───── DATA ─────

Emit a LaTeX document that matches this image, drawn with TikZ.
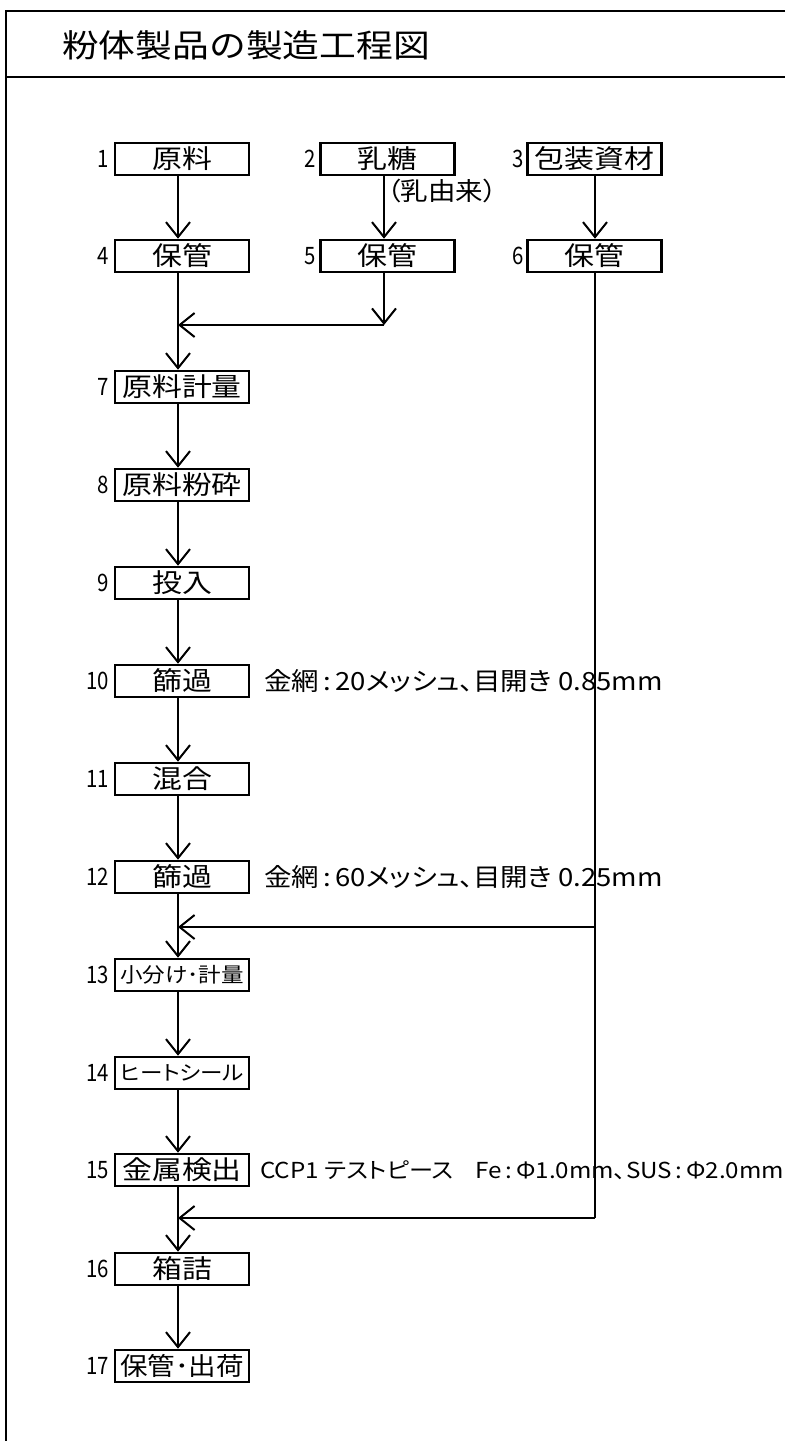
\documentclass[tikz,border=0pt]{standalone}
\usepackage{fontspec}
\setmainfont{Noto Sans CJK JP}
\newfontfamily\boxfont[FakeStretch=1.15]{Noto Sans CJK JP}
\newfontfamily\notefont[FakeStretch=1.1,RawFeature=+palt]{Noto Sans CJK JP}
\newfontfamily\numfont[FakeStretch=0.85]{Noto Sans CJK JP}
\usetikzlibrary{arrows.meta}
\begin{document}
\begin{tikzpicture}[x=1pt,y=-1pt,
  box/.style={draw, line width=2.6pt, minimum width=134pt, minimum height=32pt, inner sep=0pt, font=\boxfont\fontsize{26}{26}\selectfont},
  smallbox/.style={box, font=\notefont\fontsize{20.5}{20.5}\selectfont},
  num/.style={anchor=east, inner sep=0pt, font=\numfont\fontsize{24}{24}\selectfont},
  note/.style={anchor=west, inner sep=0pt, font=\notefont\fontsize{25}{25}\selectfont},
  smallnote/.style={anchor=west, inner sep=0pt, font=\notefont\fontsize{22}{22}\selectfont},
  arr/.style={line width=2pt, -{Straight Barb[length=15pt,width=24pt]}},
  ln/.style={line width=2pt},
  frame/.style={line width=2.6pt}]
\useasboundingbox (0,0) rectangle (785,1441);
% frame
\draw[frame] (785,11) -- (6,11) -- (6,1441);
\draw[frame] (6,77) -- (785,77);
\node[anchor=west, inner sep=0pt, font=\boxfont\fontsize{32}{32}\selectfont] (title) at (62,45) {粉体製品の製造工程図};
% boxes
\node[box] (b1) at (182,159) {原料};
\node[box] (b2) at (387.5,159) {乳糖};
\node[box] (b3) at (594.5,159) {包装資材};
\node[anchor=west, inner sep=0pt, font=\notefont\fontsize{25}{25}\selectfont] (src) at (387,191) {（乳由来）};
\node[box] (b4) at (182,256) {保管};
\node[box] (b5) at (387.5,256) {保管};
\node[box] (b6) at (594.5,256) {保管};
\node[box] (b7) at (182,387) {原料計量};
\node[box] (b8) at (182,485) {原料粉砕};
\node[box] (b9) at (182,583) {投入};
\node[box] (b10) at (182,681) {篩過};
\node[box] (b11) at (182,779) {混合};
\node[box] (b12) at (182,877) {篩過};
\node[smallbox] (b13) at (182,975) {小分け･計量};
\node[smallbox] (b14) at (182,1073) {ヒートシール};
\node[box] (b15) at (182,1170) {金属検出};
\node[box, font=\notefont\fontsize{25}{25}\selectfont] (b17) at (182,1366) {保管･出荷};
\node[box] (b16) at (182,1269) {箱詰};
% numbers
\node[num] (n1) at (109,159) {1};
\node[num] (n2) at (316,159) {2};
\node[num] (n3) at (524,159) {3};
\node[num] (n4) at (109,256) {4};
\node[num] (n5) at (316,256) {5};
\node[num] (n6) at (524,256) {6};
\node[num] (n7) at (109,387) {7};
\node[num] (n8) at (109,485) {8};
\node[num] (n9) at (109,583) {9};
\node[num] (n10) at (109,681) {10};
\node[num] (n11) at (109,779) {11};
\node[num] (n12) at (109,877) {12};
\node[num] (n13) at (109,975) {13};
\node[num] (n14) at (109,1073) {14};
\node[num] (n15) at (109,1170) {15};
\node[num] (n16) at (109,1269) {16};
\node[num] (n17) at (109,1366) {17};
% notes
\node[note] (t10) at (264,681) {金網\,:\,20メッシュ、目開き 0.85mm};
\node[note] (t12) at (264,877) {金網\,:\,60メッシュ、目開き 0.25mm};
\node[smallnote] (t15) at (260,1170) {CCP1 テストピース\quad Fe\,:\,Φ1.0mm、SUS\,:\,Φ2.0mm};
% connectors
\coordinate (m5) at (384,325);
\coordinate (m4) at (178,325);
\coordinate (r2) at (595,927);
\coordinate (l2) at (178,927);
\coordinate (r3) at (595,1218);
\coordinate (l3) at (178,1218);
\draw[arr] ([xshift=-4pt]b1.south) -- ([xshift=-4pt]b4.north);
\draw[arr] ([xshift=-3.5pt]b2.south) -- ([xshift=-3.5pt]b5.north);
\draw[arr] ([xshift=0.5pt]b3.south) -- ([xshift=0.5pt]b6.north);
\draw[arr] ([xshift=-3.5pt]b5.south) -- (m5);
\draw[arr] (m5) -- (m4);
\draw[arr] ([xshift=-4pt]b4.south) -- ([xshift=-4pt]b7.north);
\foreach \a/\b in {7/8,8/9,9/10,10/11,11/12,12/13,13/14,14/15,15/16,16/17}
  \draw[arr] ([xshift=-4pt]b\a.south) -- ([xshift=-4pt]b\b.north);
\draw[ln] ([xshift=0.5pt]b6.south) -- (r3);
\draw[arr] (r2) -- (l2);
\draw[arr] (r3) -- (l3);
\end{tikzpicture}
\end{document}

─────

SET PROBLEM: Leave out the pictures and print every line of the data exactly.

WRITTEN REPLY:
Emit a LaTeX document that matches this image, drawn with TikZ.
\documentclass[tikz,border=0pt]{standalone}
\usepackage{fontspec}
\setmainfont{Noto Sans CJK JP}
\newfontfamily\boxfont[FakeStretch=1.15]{Noto Sans CJK JP}
\newfontfamily\notefont[FakeStretch=1.1,RawFeature=+palt]{Noto Sans CJK JP}
\newfontfamily\numfont[FakeStretch=0.85]{Noto Sans CJK JP}
\usetikzlibrary{arrows.meta}
\begin{document}
\begin{tikzpicture}[x=1pt,y=-1pt,
  box/.style={draw, line width=2.6pt, minimum width=134pt, minimum height=32pt, inner sep=0pt, font=\boxfont\fontsize{26}{26}\selectfont},
  smallbox/.style={box, font=\notefont\fontsize{20.5}{20.5}\selectfont},
  num/.style={anchor=east, inner sep=0pt, font=\numfont\fontsize{24}{24}\selectfont},
  note/.style={anchor=west, inner sep=0pt, font=\notefont\fontsize{25}{25}\selectfont},
  smallnote/.style={anchor=west, inner sep=0pt, font=\notefont\fontsize{22}{22}\selectfont},
  arr/.style={line width=2pt, -{Straight Barb[length=15pt,width=24pt]}},
  ln/.style={line width=2pt},
  frame/.style={line width=2.6pt}]
\useasboundingbox (0,0) rectangle (785,1441);
% frame
\draw[frame] (785,11) -- (6,11) -- (6,1441);
\draw[frame] (6,77) -- (785,77);
\node[anchor=west, inner sep=0pt, font=\boxfont\fontsize{32}{32}\selectfont] (title) at (62,45) {粉体製品の製造工程図};
% boxes
\node[box] (b1) at (182,159) {原料};
\node[box] (b2) at (387.5,159) {乳糖};
\node[box] (b3) at (594.5,159) {包装資材};
\node[anchor=west, inner sep=0pt, font=\notefont\fontsize{25}{25}\selectfont] (src) at (387,191) {（乳由来）};
\node[box] (b4) at (182,256) {保管};
\node[box] (b5) at (387.5,256) {保管};
\node[box] (b6) at (594.5,256) {保管};
\node[box] (b7) at (182,387) {原料計量};
\node[box] (b8) at (182,485) {原料粉砕};
\node[box] (b9) at (182,583) {投入};
\node[box] (b10) at (182,681) {篩過};
\node[box] (b11) at (182,779) {混合};
\node[box] (b12) at (182,877) {篩過};
\node[smallbox] (b13) at (182,975) {小分け･計量};
\node[smallbox] (b14) at (182,1073) {ヒートシール};
\node[box] (b15) at (182,1170) {金属検出};
\node[box, font=\notefont\fontsize{25}{25}\selectfont] (b17) at (182,1366) {保管･出荷};
\node[box] (b16) at (182,1269) {箱詰};
% numbers
\node[num] (n1) at (109,159) {1};
\node[num] (n2) at (316,159) {2};
\node[num] (n3) at (524,159) {3};
\node[num] (n4) at (109,256) {4};
\node[num] (n5) at (316,256) {5};
\node[num] (n6) at (524,256) {6};
\node[num] (n7) at (109,387) {7};
\node[num] (n8) at (109,485) {8};
\node[num] (n9) at (109,583) {9};
\node[num] (n10) at (109,681) {10};
\node[num] (n11) at (109,779) {11};
\node[num] (n12) at (109,877) {12};
\node[num] (n13) at (109,975) {13};
\node[num] (n14) at (109,1073) {14};
\node[num] (n15) at (109,1170) {15};
\node[num] (n16) at (109,1269) {16};
\node[num] (n17) at (109,1366) {17};
% notes
\node[note] (t10) at (264,681) {金網\,:\,20メッシュ、目開き 0.85mm};
\node[note] (t12) at (264,877) {金網\,:\,60メッシュ、目開き 0.25mm};
\node[smallnote] (t15) at (260,1170) {CCP1 テストピース\quad Fe\,:\,Φ1.0mm、SUS\,:\,Φ2.0mm};
% connectors
\coordinate (m5) at (384,325);
\coordinate (m4) at (178,325);
\coordinate (r2) at (595,927);
\coordinate (l2) at (178,927);
\coordinate (r3) at (595,1218);
\coordinate (l3) at (178,1218);
\draw[arr] ([xshift=-4pt]b1.south) -- ([xshift=-4pt]b4.north);
\draw[arr] ([xshift=-3.5pt]b2.south) -- ([xshift=-3.5pt]b5.north);
\draw[arr] ([xshift=0.5pt]b3.south) -- ([xshift=0.5pt]b6.north);
\draw[arr] ([xshift=-3.5pt]b5.south) -- (m5);
\draw[arr] (m5) -- (m4);
\draw[arr] ([xshift=-4pt]b4.south) -- ([xshift=-4pt]b7.north);
\foreach \a/\b in {7/8,8/9,9/10,10/11,11/12,12/13,13/14,14/15,15/16,16/17}
  \draw[arr] ([xshift=-4pt]b\a.south) -- ([xshift=-4pt]b\b.north);
\draw[ln] ([xshift=0.5pt]b6.south) -- (r3);
\draw[arr] (r2) -- (l2);
\draw[arr] (r3) -- (l3);
\end{tikzpicture}
\end{document}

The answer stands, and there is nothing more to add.